== Data extract

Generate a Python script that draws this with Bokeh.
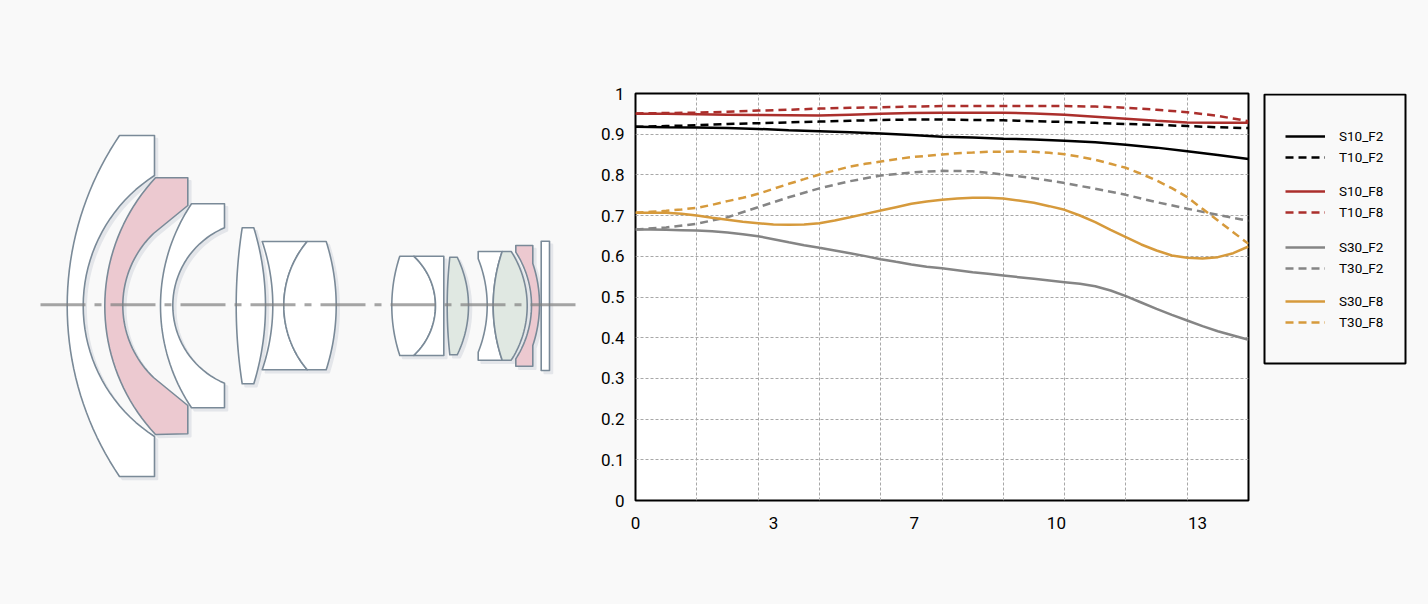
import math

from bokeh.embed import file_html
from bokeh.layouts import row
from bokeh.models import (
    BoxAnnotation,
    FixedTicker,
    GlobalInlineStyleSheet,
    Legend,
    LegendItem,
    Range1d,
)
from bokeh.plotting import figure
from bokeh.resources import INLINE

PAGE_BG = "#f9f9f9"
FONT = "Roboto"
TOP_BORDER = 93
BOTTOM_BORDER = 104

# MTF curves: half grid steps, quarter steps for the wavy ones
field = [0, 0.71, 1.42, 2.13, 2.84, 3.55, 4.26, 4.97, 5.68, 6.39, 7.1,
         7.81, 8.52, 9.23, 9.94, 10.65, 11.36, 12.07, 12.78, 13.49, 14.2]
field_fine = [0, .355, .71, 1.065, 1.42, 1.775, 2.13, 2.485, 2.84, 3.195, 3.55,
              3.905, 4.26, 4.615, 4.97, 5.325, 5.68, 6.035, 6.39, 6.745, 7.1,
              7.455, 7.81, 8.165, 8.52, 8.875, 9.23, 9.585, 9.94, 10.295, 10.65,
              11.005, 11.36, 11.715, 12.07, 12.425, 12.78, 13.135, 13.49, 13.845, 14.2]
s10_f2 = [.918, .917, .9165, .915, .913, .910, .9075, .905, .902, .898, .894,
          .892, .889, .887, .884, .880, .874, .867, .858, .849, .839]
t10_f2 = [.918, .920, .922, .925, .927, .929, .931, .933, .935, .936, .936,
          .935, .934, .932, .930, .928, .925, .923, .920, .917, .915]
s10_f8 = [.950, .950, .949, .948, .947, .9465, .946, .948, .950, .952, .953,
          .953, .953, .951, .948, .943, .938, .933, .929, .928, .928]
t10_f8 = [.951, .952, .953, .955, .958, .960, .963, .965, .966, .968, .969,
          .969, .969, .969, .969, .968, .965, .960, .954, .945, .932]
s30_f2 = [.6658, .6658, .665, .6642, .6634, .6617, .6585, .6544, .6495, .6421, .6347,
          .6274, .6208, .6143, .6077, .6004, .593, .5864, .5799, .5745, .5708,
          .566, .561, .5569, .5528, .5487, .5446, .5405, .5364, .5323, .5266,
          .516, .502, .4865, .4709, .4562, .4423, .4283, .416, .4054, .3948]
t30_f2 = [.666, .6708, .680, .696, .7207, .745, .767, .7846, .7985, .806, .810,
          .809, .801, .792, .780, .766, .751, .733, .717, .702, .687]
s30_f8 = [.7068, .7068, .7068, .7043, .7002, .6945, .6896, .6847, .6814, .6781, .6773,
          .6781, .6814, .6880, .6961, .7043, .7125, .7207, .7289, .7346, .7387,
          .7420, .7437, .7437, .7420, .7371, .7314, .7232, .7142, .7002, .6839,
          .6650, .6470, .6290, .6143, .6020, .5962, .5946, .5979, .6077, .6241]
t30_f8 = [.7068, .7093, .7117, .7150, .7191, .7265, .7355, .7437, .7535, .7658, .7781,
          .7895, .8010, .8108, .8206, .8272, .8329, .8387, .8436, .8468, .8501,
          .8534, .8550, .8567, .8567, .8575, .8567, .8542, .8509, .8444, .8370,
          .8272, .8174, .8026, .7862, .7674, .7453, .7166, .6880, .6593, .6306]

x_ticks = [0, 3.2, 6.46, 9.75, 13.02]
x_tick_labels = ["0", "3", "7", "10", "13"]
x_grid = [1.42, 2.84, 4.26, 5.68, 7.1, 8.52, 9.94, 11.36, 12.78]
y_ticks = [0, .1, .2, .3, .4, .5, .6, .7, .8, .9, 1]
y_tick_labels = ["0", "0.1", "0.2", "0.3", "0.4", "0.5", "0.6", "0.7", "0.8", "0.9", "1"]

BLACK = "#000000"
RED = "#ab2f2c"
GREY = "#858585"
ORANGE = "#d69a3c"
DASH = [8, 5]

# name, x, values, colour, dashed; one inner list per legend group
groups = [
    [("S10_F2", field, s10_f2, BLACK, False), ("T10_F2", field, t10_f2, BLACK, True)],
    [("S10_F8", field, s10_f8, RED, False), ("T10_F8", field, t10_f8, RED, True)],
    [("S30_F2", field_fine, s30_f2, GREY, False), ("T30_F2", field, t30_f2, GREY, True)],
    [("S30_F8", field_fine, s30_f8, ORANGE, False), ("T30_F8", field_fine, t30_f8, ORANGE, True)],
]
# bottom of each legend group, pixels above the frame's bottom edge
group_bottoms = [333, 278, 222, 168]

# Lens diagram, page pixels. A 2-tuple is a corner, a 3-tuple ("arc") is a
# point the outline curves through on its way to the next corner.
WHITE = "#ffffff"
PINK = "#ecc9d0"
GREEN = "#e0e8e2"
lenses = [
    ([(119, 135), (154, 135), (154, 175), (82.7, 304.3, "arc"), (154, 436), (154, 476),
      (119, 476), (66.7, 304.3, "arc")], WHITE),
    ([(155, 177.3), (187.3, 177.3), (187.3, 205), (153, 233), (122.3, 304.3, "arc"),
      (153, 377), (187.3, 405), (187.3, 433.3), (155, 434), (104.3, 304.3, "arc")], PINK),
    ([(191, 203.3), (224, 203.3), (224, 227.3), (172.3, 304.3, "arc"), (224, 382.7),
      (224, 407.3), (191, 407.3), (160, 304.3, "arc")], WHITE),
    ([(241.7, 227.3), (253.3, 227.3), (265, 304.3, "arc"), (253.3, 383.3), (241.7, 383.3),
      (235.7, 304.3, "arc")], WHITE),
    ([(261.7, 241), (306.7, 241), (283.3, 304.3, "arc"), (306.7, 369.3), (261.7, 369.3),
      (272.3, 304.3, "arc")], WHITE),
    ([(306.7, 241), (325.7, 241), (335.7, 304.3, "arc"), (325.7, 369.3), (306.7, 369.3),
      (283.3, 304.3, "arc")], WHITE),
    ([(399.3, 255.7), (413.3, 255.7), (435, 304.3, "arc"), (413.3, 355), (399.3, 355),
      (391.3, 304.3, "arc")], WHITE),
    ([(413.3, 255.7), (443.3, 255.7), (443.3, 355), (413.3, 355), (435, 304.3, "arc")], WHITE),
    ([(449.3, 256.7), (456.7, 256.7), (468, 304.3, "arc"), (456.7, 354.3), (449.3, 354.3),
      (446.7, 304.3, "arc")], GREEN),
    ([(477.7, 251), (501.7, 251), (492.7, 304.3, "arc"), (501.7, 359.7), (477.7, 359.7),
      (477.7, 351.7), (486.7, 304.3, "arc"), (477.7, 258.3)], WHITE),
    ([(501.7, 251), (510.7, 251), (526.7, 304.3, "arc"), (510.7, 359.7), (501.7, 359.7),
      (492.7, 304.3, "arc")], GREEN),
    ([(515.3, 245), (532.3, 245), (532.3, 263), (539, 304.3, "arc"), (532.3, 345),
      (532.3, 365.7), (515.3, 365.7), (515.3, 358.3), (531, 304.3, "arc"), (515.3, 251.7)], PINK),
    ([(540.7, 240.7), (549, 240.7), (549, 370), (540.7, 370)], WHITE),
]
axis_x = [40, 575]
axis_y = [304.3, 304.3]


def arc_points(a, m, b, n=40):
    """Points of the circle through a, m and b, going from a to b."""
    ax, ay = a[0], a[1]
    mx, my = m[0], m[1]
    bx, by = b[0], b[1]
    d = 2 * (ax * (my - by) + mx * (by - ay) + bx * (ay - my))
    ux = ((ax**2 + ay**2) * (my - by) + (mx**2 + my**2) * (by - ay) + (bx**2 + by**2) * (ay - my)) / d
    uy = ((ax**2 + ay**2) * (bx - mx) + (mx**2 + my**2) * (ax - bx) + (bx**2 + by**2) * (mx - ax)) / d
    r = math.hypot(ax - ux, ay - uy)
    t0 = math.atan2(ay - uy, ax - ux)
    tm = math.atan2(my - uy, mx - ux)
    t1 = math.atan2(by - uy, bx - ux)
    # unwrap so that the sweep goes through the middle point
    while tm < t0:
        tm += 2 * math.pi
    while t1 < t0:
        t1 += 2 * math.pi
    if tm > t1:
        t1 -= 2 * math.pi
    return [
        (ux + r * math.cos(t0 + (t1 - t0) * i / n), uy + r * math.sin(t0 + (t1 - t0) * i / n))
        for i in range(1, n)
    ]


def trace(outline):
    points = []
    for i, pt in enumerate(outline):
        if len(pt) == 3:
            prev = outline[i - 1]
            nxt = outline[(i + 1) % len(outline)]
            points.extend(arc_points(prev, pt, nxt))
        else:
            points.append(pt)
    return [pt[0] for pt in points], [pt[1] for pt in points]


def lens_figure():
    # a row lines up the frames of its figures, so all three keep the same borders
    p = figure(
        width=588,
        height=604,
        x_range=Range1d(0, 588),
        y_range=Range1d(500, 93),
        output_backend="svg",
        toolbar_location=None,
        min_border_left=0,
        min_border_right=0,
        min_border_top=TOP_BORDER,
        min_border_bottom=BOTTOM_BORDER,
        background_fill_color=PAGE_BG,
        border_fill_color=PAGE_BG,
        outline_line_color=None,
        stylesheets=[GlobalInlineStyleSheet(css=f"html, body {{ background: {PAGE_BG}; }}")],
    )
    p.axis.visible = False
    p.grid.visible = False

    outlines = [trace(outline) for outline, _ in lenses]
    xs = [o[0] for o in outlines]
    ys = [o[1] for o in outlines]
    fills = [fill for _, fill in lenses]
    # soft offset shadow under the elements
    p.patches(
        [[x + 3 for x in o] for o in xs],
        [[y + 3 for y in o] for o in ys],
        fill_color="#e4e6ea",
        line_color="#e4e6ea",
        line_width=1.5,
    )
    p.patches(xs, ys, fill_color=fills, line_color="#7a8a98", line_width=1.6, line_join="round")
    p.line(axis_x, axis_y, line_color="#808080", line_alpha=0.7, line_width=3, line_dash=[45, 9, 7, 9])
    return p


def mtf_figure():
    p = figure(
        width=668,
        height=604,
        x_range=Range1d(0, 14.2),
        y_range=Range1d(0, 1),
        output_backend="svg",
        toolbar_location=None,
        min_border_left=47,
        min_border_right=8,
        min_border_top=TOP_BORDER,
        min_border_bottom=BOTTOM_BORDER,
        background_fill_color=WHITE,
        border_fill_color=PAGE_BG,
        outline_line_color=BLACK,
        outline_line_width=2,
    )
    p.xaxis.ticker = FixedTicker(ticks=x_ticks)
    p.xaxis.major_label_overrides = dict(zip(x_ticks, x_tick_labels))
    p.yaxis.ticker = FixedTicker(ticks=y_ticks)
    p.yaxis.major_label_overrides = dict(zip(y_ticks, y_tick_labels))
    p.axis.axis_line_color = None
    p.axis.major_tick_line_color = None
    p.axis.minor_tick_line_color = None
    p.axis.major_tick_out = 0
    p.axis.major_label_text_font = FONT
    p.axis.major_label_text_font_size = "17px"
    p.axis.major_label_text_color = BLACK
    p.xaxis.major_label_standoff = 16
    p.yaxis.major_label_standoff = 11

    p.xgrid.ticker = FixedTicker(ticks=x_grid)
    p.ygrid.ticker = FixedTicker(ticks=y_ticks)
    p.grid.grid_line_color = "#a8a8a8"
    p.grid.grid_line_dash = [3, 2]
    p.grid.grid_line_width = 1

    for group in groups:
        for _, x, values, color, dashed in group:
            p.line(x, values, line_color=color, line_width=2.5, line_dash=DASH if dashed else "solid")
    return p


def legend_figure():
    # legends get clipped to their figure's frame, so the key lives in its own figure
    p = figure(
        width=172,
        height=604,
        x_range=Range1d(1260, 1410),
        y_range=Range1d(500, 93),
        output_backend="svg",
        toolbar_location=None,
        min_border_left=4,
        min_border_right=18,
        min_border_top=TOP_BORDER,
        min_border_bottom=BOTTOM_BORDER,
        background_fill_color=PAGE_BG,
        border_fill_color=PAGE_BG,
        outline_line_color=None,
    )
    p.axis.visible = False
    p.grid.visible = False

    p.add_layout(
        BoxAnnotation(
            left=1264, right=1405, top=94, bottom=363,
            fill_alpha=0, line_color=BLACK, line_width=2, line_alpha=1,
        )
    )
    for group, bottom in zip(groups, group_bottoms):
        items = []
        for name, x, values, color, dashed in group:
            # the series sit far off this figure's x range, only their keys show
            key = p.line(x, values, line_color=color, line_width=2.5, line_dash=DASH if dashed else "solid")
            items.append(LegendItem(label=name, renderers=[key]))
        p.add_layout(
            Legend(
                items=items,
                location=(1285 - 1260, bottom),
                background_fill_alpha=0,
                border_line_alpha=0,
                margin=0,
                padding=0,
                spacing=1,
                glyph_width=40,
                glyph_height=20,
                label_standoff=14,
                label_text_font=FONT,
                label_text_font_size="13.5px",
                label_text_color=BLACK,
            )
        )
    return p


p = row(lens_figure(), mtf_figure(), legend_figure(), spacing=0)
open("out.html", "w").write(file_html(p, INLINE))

====

Everything from the first line of the listing above through the line that contains "BOTTOM_BORDER = 104" is to be restated word for word, minus the pictures.

Generate a Python script that draws this with Bokeh.
import math

from bokeh.embed import file_html
from bokeh.layouts import row
from bokeh.models import (
    BoxAnnotation,
    FixedTicker,
    GlobalInlineStyleSheet,
    Legend,
    LegendItem,
    Range1d,
)
from bokeh.plotting import figure
from bokeh.resources import INLINE

PAGE_BG = "#f9f9f9"
FONT = "Roboto"
TOP_BORDER = 93
BOTTOM_BORDER = 104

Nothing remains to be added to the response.